Existem dezenas de outros monumentos realmente históricos espalhados pela cidade, prestes a tornarem-se escombros, sem que se cogite qualquer providência. A Casa de Pedra da Boca do Rio, aonde os primeiros escravos chegados à Bahia ficavam confinados, foi transformada em restaurante, depois em night club e por fim desapareceu completamente da paisagem sem que qualquer lamento se ouvisse. Este é apenas um exemplo.
Impedir que se construa um moderno complexo residencial, empresarial e/ou comercial na área do Maristas é não permitir a revitalização do Canela e todo o seu entorno, numa atitude deploravelmente recorrente na sociedade baiana que parece estar sempre disposta a deter o progresso sob a farsa da preservação. Vide o caso da Mansão Wildberg, que não possuía rigorosamente nada de histórico e que deveria (sabe-se lá onde vai parar esta história) dar lugar a um empreendimento que valoriza o Largo da Vitória e sua magnífica visão da Baía de Todos os Santos, uma das últimas abertas ao público. Além de evidenciar a própria igreja da Vitória, que por sua vez já passou por diversas reformas, descaracterizando a construção original e abandonando a própria autenticidade histórica, perdendo inclusive direito ao tombamento.

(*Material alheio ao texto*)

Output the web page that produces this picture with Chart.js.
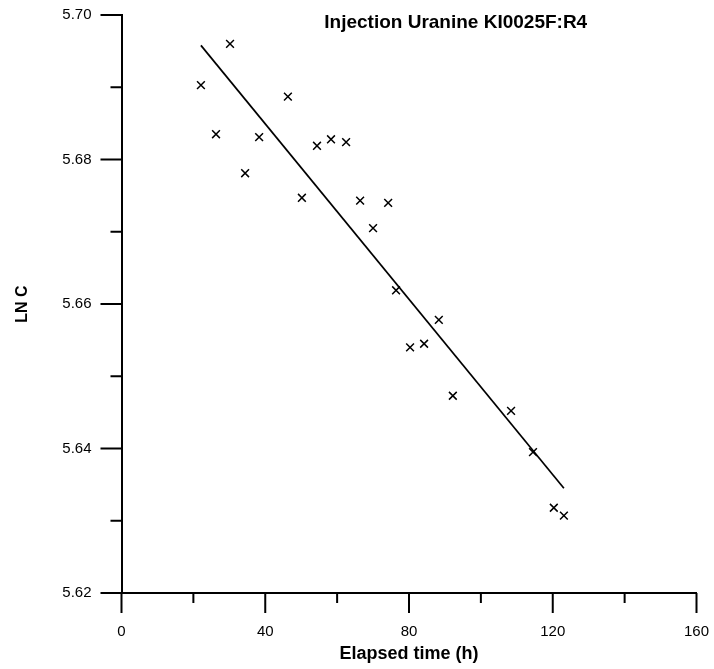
<!DOCTYPE html>
<html>
<head>
<meta charset="utf-8">
<style>
  html, body { margin: 0; padding: 0; background: #fff; }
  #wrap { width: 714px; height: 669px; }
</style>
<script src="https://cdn.jsdelivr.net/npm/chart.js@4/dist/chart.umd.min.js"></script>
</head>
<body>
<div id="wrap"><canvas id="chart" width="714" height="669"></canvas></div>
<script>
const elapsedHours = [22.1, 26.3, 30.2, 34.4, 38.3, 46.3, 50.2, 54.4, 58.3, 62.5, 66.4,
    70.0, 74.2, 76.4, 80.3, 84.2, 88.3, 92.2, 108.4, 114.5, 120.3, 123.1];
const lnC = [5.6903, 5.6835, 5.6960, 5.6781, 5.6831, 5.6887, 5.6747, 5.6819, 5.6828, 5.6824, 5.6743,
    5.6705, 5.6740, 5.6619, 5.6540, 5.6545, 5.6578, 5.6473, 5.6452, 5.6395, 5.6318, 5.6307];

// Fitted line end points
const fitHours = [22.1, 123.1];
const fitLnC = [5.6958, 5.6345];

const chartTitle = 'Injection Uranine KI0025F:R4';
const xTitle = 'Elapsed time (h)';
const yTitle = 'LN C';

const FONT = "'Liberation Sans', Arial, sans-serif";

// Outward ticks, long for labelled values, short for the ones between
const tickMarks = {
    id: 'tickMarks',
    afterDraw(chart) {
        const { ctx, chartArea, scales } = chart;
        ctx.save();
        ctx.strokeStyle = '#000';
        ctx.lineWidth = 2;
        ctx.beginPath();
        scales.x.ticks.forEach(t => {
            const px = scales.x.getPixelForValue(t.value);
            const len = Math.round(t.value) % 40 === 0 ? 20 : 10;
            ctx.moveTo(px, chartArea.bottom);
            ctx.lineTo(px, chartArea.bottom + len);
        });
        scales.y.ticks.forEach(t => {
            const py = scales.y.getPixelForValue(t.value);
            const len = Math.round(t.value * 100) % 2 === 0 ? 21 : 11;
            ctx.moveTo(chartArea.left, py);
            ctx.lineTo(chartArea.left - len, py);
        });
        ctx.stroke();

        // title sits inside the plot area, top right
        ctx.fillStyle = '#000';
        ctx.font = 'bold 19px ' + FONT;
        ctx.textAlign = 'center';
        ctx.textBaseline = 'middle';
        ctx.fillText(chartTitle, scales.x.getPixelForValue(93), chartArea.top + 8);
        ctx.restore();
    }
};

const ctx = document.getElementById('chart').getContext('2d');
new Chart(ctx, {
    type: 'scatter',
    data: {
        datasets: [
            {
                label: 'LN C',
                data: elapsedHours.map((h, i) => ({ x: h, y: lnC[i] })),
                pointStyle: 'crossRot',
                pointRadius: 5.5,
                pointBorderWidth: 1.5,
                borderColor: '#000',
                showLine: false
            },
            {
                label: 'Fit',
                data: fitHours.map((h, i) => ({ x: h, y: fitLnC[i] })),
                showLine: true,
                borderColor: '#000',
                borderWidth: 1.7,
                pointRadius: 0
            }
        ]
    },
    options: {
        responsive: false,
        animation: false,
        layout: { padding: { top: 15, right: 17.5, left: 0, bottom: 0 } },
        plugins: {
            legend: { display: false },
            tooltip: { enabled: false }
        },
        scales: {
            x: {
                type: 'linear',
                min: 0,
                max: 160,
                afterFit: s => { s.height = 76; },
                border: { display: true, color: '#000', width: 2 },
                // invisible tick marks only push the labels down
                grid: { drawOnChartArea: false, drawTicks: true, tickLength: 28, tickColor: 'rgba(0,0,0,0)' },
                ticks: {
                    stepSize: 20,
                    padding: 2,
                    color: '#000',
                    font: { family: FONT, size: 15 },
                    callback: v => (Math.round(v) % 40 === 0 ? String(v) : '')
                },
                title: {
                    display: true,
                    text: xTitle,
                    color: '#000',
                    font: { family: FONT, size: 18, weight: 'bold' },
                    padding: { top: 0, bottom: 4 }
                }
            },
            y: {
                type: 'linear',
                min: 5.62,
                max: 5.70,
                afterFit: s => { s.width = 121.5; },
                border: { display: true, color: '#000', width: 2 },
                grid: { drawOnChartArea: false, drawTicks: true, tickLength: 28, tickColor: 'rgba(0,0,0,0)' },
                ticks: {
                    stepSize: 0.01,
                    padding: 2,
                    color: '#000',
                    font: { family: FONT, size: 15 },
                    callback: v => (Math.round(v * 100) % 2 === 0 ? v.toFixed(2) : '')
                },
                title: {
                    display: true,
                    text: yTitle,
                    color: '#000',
                    font: { family: FONT, size: 16, weight: 'bold' },
                    padding: { top: 13, bottom: 0 }
                }
            }
        }
    },
    plugins: [tickMarks]
});
</script>
</body>
</html>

Preservar a história é uma coisa, impedir o progresso é outra. Cuidar dos nossos monumentos, das nossas igrejas, das nossas referências históricas é o que precisa ser feito, mas não acontece. Ordenar o crescimento da cidade também é indispensável, mas não ao preço da intolerância, da intransigência e de uma relativa ingenuidade.
O progresso é irreversível e de há muito já se instalou em Salvador, desde ou até antes, que o Iguatemi fosse inaugurado "naquele deserto perto da Rodoviária", provocando risos irônicos de todos os soteropolitanos. O Salvador Shopping ocupou uma imensa área nobre da cidade, valorizando-a incalculavelmente e contrariando grupos que achavam o local mais adequado à criação de um parque público, enquanto o Parque da Cidade, distante poucos quilômetros, continua abandonado.
Não consigo entender o sentimentalismo colonial de alguns conterrâneos, convivendo simultaneamente com o descaso absoluto pela cidade como um todo. Sou canceriano e com tal, um ferrenho preservador do passado. Mas possuo o discernimento suficiente para saber que só vale a pena guardar na caixinha de recordações o ingresso de cinema que lembra o primeiro beijo trocado na escuridão amiga. Os outros são os outros.
O Maristas está tombado na memória e nos álbuns de fotos de todos os que o construíram e mantiveram até hoje como um grande centro formador de cultura e caráter. Nunca como um monumento histórico. Afirmo isso com a clareza de e o aval de quatro anos vividos alí.
Nada mais coerente a um lugar onde se preparam pessoas para o futuro que dar lugar a ele próprio, prosseguindo com sua missão em outro espaço físico; pois este é o que menos importa em missões desta magnitude.